Editors, Daily Planet: 

I have been following the story on the Doyle House with more than passing interest. 

A college education called me to Berkeley from a small town in Idaho in 1942. In those days, Berkeley was a tranquil place, graced with lovely old homes and gardens. 

The following year I was called to serve in the European Theater of Operations during World War II. 

When I returned to Berkeley to complete my studies in 1946, I was struck by the presence of so-called wartime housing ... multiple units of simple design, displayed cracker-box style, while displacing elderly, dignified single-family homes. 

With college completed, I returned to France to wed my wife. Following a period of employment in Paris, I brought her and our little son to Berkeley and found work in San Francisco. 

Shortly after our arrival in 1951, I leased the second floor of the Doyle House from a friend, Frances Doyle Murphy, the Doyle family daughter, for a term of three years. 

Mrs. Murphy’s niece and her family occupied the first floor, except for the Darling Flower Shop and its kindly owner, Ray Touriel, with space facing University Avenue. 

Our second child was born in the house. 

By 1969, beset by the congestion caused by multiple-unit housing around us, we left our home on Benvenue in Berkeley for the more pleasant neighborhood of another city. 

I recently learned of the peril confronting the Doyle House and note from your latest article that its demolition is imminent. 

Aside from my personal attachment to the house and its architectural features, many others have felt strongly that it should be preserved. 

There is a potential owner for this historic home with a site to which it can be removed. While the formalities of such a move have apparently all been completed, it is now discovered that a 20-day notice of removal must be published to accomplish its salvation, but there is not sufficient time to do so before demolition is scheduled to begin. 

Given the amount of time the possibility of a move has been under consideration, how could this requirement have been overlooked? 

Must the continued existence of such a noble old house be condemned for what seems to be a flimsy technicality at best? Your newspaper has certainly provided sufficient notice of such a possibility. 

How sad, that in the space of a half-century or so, we have lost our concern for these magnificent dwellings of the past, as well as our respect for those who created the very environment which Berkeley enjoys. 

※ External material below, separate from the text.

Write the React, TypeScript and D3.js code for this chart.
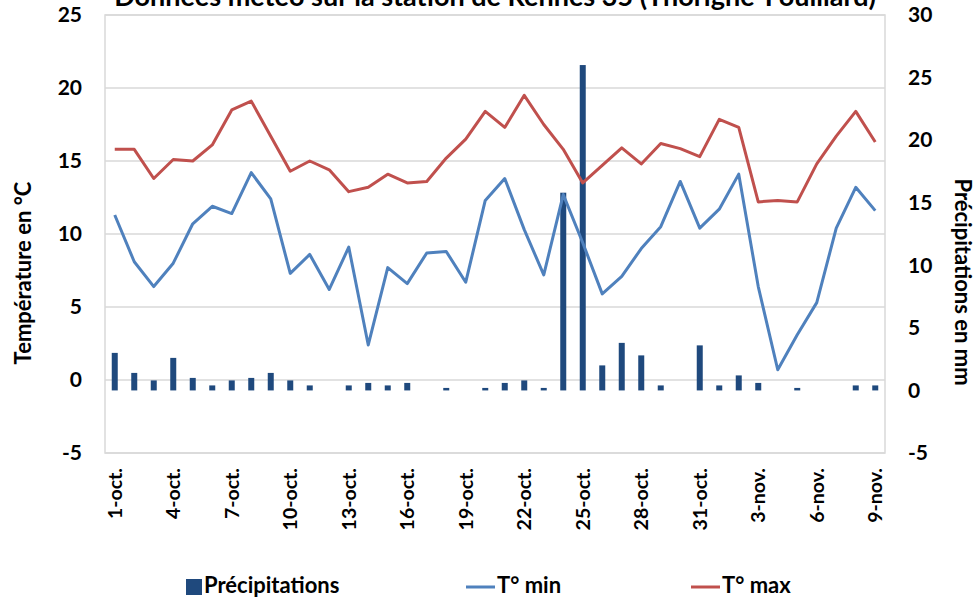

Our desire to intensify land usage and increase return on investment has grievously harmed the Berkeley of old. 

This has neither served the betterment of the community nor its needs. Rather, it has served the interests, public and private, of those intent upon the pursuit of the almighty dollar to the detriment of the character and soul of the city. 

Berkeley was a delightful place in 1942. Where has that Berkeley gone? Where is the present Berkeley going? Is it progressing? I think not.